Плакали люди. И плакали бронзовые святые на Карловом мосту. И плакали женщины, изваянные из бронзы и мрамора у подножья памятника Яну Гусу. Шел сильный дождь, и капли его стекали по каменным лицам древних памятников на Градчанах и Вышеграде, смешиваясь со слезами. Прага оплакивала того, кто принес ей жизнь и свободу.

...Я ходил по Праге и думал об Алешке. Пусть простят мне мою нескромность: мне кажется, за двадцать лет работы в кинематографе я не написал ничего, что могло бы сравниться с тем, что я сочинил тогда. Я писал воистину болью сердца. И острота этой боли заставила меня острее почувствовать всю высокую меру подвига русского солдата, погибшего за свободу чужой страны. Почувствовав эту меру, я стал по-другому смотреть на Прагу. Я влюбился в нее. Трепетно и нежно...

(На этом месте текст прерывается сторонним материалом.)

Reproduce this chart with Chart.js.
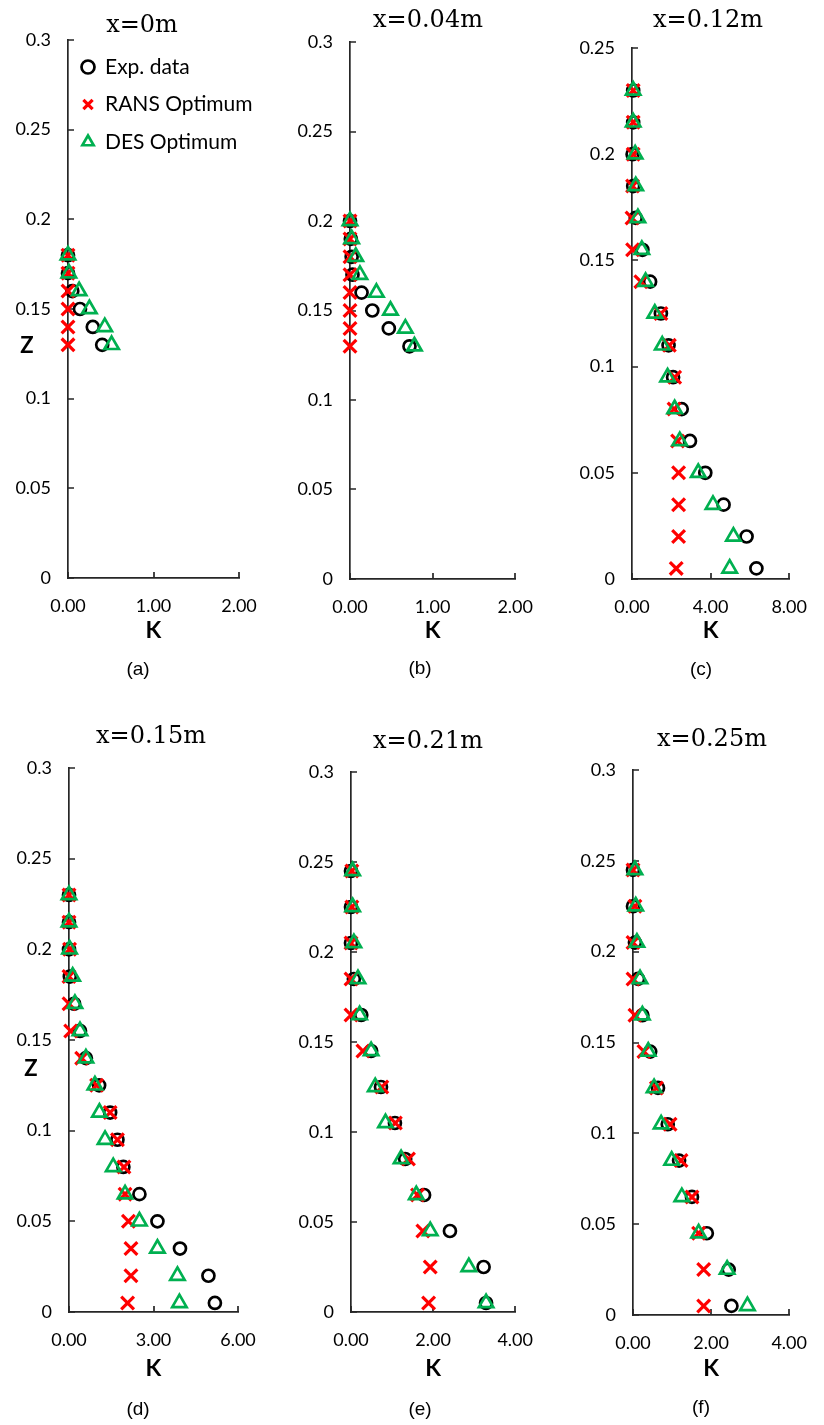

Но первая влюбленность — это только первое осторожное прикосновение к чувству. А истинное чувство, настоящая любовь пришла позже. Уже не робкая и хрупкая, а сильная, страстная; любовь, когда ощущаешь не только сладость ее, но и горечь, когда видишь не только розовый флер, но и кроваво-багряные отблески; любовь, когда видишь в любимой не только мягкость и ласку, но и мужество борца...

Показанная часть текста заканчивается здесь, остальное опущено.